In 1961–1962, Panozzo founded a band which would eventually become Styx with his brother, John and singer/keyboardist Dennis DeYoung.

The band's only number one hit in the US was "Babe", released in 1979. Other successful songs by Styx are "Mr. Roboto", "Show Me the Way", "The Best of Times", "Don't Let It End", "Lady", and "Come Sail Away", the latter being used many times in pop culture.

Panozzo still tours in Styx, but is a part-time member, as a result of his body growing weaker through his battle with AIDS. Bassists Glen Burtnik, Ricky Phillips, and Terry Gowan have filled in for him over time.

== Sexuality and HIV diagnosis ==
According to Panozzo, he first realised his homosexuality when at age seven, he had broken his leg, and in school when the fire alarm went off, an older student had to help him out.

In 1991, he was diagnosed as HIV-positive, which he kept secret along with his sexuality.

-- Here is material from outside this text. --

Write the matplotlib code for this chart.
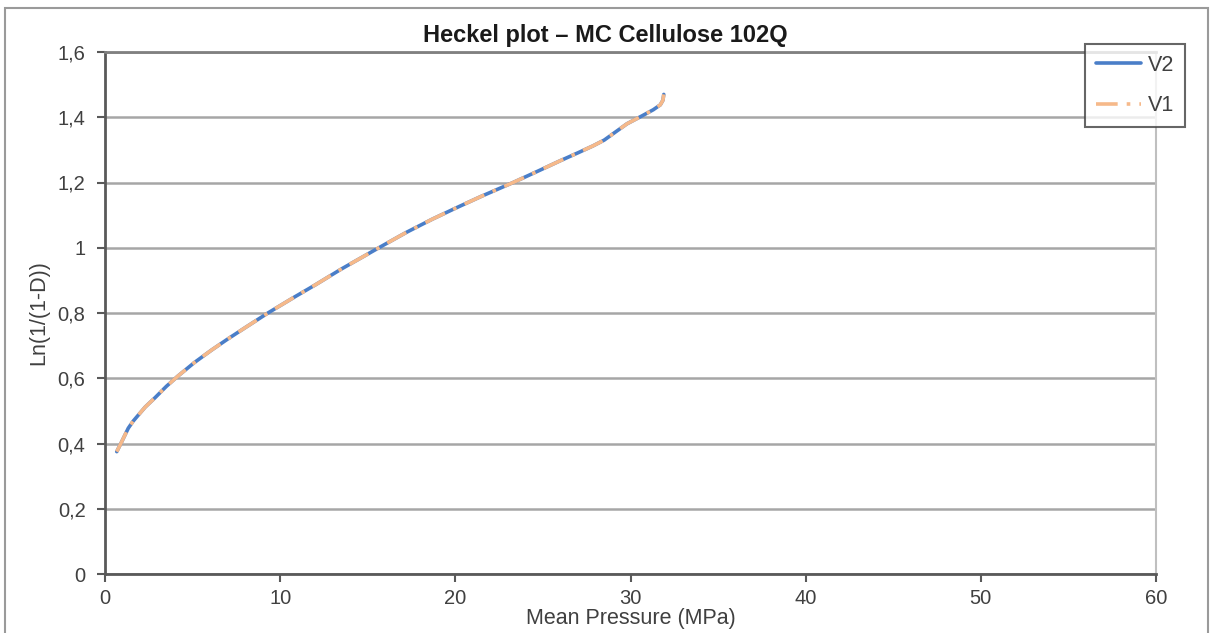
import matplotlib
matplotlib.use("Agg")
import matplotlib.pyplot as plt
from matplotlib.patches import Rectangle
from matplotlib.ticker import FuncFormatter

plt.rcParams['font.family'] = ['Liberation Sans', 'DejaVu Sans']

# Data
pressure_v2 = [0.67, 0.95, 1.33, 1.6, 1.9, 2.3, 2.85, 3.5, 4.17, 5.1, 6.1, 7.0, 8.0, 9.3,
               10.85, 12.0, 13.5, 15.7, 17.2, 18.7, 20.0, 21.5, 23.3, 24.8, 26.0, 27.0,
               27.85, 28.5, 29.2, 29.8, 30.65, 31.3, 31.7, 31.85, 31.9]
ln_v2 = [0.375, 0.405, 0.447, 0.468, 0.487, 0.512, 0.54, 0.575, 0.607, 0.648, 0.687, 0.72,
         0.755, 0.80, 0.85, 0.886, 0.935, 1.002, 1.047, 1.088, 1.121, 1.158, 1.20, 1.237,
         1.267, 1.291, 1.312, 1.33, 1.357, 1.38, 1.404, 1.423, 1.438, 1.452, 1.47]
pressure_v1 = pressure_v2
ln_v1 = ln_v2

x_ticks = [0, 10, 20, 30, 40, 50, 60]
y_ticks = [0, 0.2, 0.4, 0.6, 0.8, 1.0, 1.2, 1.4, 1.6]

fig = plt.figure(figsize=(12.13, 6.33), dpi=100)
ax = fig.add_axes([105/1213, 1 - 574/633, (1156-105)/1213, (574-52)/633])

ax.plot(pressure_v2, ln_v2, color='#4A7EC8', lw=2.6, label='V2', solid_capstyle='round')
ax.plot(pressure_v1, ln_v1, color='#F6B98A', lw=2.6, label='V1', linestyle=(0, (6, 2.5, 1, 2.5)))

ax.set_xlim(0, 60)
ax.set_ylim(0, 1.6)
ax.set_xticks(x_ticks)
ax.set_yticks(y_ticks)

def fmt(v, pos):
    s = ('%.1f' % v).rstrip('0').rstrip('.')
    return s.replace('.', ',')

ax.yaxis.set_major_formatter(FuncFormatter(fmt))
ax.xaxis.set_major_formatter(FuncFormatter(lambda v, p: '%d' % v))
ax.grid(axis='y', color='#A6A6A6', lw=1.8)
ax.set_axisbelow(True)
ax.tick_params(axis='both', labelsize=14.5, colors='#595959', labelcolor='#404040',
               length=6, width=1.5, direction='out')
ax.tick_params(axis='y', pad=8)
ax.tick_params(axis='x', pad=5)
for side in ['left', 'bottom']:
    ax.spines[side].set_color('#595959')
    ax.spines[side].set_linewidth(2)
ax.spines['top'].set_color('#808080')
ax.spines['top'].set_linewidth(2)
ax.spines['right'].set_color('#BFBFBF')
ax.spines['right'].set_linewidth(1.5)

ax.set_xlabel('Mean Pressure (MPa)', fontsize=15.5, color='#404040', labelpad=0)
ax.set_ylabel('Ln(1/(1-D))', fontsize=15.5, color='#404040', labelpad=6)
ax.set_title('Heckel plot \u2013 MC Cellulose 102Q', fontsize=17, fontweight='bold',
             color='#1a1a1a', pad=7, x=(605-105)/(1156-105))

leg = ax.legend(loc='upper left', bbox_to_anchor=((1085-105)/(1156-105), (574-44)/(574-52)),
                fontsize=15.5, frameon=True, fancybox=False, handlelength=2.1,
                borderpad=0.5, labelspacing=0.9, handletextpad=0.3, borderaxespad=0)
leg.get_frame().set_edgecolor('#404040')
leg.get_frame().set_linewidth(1.5)
for t in leg.get_texts():
    t.set_color('#404040')

fig.patches.append(Rectangle((5/1213, -0.05), (1208-5)/1213, 1.05 - 8/633,
                             transform=fig.transFigure, fill=False,
                             edgecolor='#9a9a9a', lw=1.5))

fig.savefig('out.png', dpi=100)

By 1998, the disease had progressed to AIDS. In 2001, at the Human Rights Campaign annual dinner, in front of 1,000 guests, Panozzo announced that he is gay and living with HIV.

Before publicly announcing his diagnosis and sexuality, the only other person who knew was his twin brother John, who had already died by the time it was revealed.

In 2007, he released his autobiography The Grand Illusion: Love, Lies, and My Life with Styx.

Panozzo has donated money to many AIDS research organizations. He lives with his partner, Tim.